Task instructions.
Output the data word for word, dropping every image.

_ _ _ _ _ _ _

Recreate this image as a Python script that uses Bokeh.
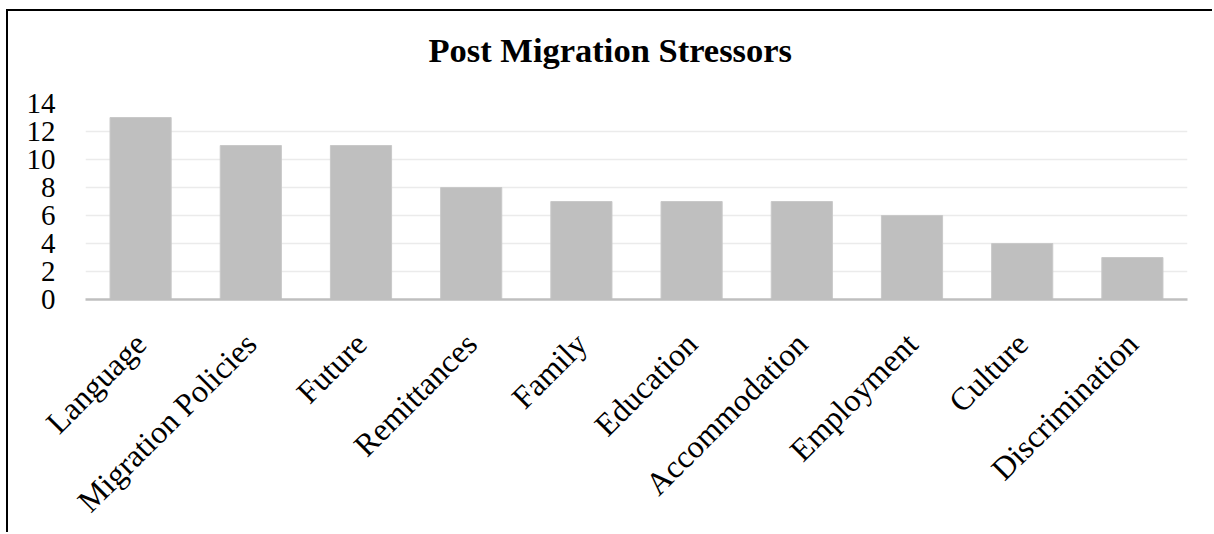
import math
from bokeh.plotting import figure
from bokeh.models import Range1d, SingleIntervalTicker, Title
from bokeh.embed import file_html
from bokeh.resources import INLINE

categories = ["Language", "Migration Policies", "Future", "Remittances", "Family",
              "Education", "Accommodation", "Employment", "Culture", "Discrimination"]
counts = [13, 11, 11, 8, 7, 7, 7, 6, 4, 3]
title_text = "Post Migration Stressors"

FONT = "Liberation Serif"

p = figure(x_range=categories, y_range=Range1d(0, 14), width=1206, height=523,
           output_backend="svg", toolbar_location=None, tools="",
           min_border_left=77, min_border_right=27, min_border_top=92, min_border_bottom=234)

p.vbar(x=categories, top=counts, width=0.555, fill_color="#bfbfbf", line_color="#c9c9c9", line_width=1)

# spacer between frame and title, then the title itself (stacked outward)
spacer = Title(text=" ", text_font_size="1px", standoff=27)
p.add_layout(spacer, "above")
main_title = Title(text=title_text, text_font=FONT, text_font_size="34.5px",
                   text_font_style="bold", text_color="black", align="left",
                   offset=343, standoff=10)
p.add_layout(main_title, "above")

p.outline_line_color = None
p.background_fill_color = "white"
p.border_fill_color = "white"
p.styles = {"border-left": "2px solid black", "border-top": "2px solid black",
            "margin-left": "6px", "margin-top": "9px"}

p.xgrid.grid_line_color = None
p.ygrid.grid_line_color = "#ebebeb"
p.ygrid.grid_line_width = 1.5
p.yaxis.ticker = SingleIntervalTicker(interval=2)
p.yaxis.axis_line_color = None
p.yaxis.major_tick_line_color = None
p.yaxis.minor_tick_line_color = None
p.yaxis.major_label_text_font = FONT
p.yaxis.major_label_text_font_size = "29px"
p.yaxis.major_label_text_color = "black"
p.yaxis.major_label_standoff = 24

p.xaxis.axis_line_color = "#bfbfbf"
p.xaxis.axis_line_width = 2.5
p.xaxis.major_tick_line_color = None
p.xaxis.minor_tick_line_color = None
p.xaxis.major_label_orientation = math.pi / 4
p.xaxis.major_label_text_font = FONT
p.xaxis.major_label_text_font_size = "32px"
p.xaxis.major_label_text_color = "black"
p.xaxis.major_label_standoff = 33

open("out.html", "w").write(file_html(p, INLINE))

_ _ _ _ _ _ _

Solution for this exercise.
Recreate this image as a Python script that uses Bokeh.
import math
from bokeh.plotting import figure
from bokeh.models import Range1d, SingleIntervalTicker, Title
from bokeh.embed import file_html
from bokeh.resources import INLINE

categories = ["Language", "Migration Policies", "Future", "Remittances", "Family",
              "Education", "Accommodation", "Employment", "Culture", "Discrimination"]
counts = [13, 11, 11, 8, 7, 7, 7, 6, 4, 3]
title_text = "Post Migration Stressors"

FONT = "Liberation Serif"

p = figure(x_range=categories, y_range=Range1d(0, 14), width=1206, height=523,
           output_backend="svg", toolbar_location=None, tools="",
           min_border_left=77, min_border_right=27, min_border_top=92, min_border_bottom=234)

p.vbar(x=categories, top=counts, width=0.555, fill_color="#bfbfbf", line_color="#c9c9c9", line_width=1)

# spacer between frame and title, then the title itself (stacked outward)
spacer = Title(text=" ", text_font_size="1px", standoff=27)
p.add_layout(spacer, "above")
main_title = Title(text=title_text, text_font=FONT, text_font_size="34.5px",
                   text_font_style="bold", text_color="black", align="left",
                   offset=343, standoff=10)
p.add_layout(main_title, "above")

p.outline_line_color = None
p.background_fill_color = "white"
p.border_fill_color = "white"
p.styles = {"border-left": "2px solid black", "border-top": "2px solid black",
            "margin-left": "6px", "margin-top": "9px"}

p.xgrid.grid_line_color = None
p.ygrid.grid_line_color = "#ebebeb"
p.ygrid.grid_line_width = 1.5
p.yaxis.ticker = SingleIntervalTicker(interval=2)
p.yaxis.axis_line_color = None
p.yaxis.major_tick_line_color = None
p.yaxis.minor_tick_line_color = None
p.yaxis.major_label_text_font = FONT
p.yaxis.major_label_text_font_size = "29px"
p.yaxis.major_label_text_color = "black"
p.yaxis.major_label_standoff = 24

p.xaxis.axis_line_color = "#bfbfbf"
p.xaxis.axis_line_width = 2.5
p.xaxis.major_tick_line_color = None
p.xaxis.minor_tick_line_color = None
p.xaxis.major_label_orientation = math.pi / 4
p.xaxis.major_label_text_font = FONT
p.xaxis.major_label_text_font_size = "32px"
p.xaxis.major_label_text_color = "black"
p.xaxis.major_label_standoff = 33

open("out.html", "w").write(file_html(p, INLINE))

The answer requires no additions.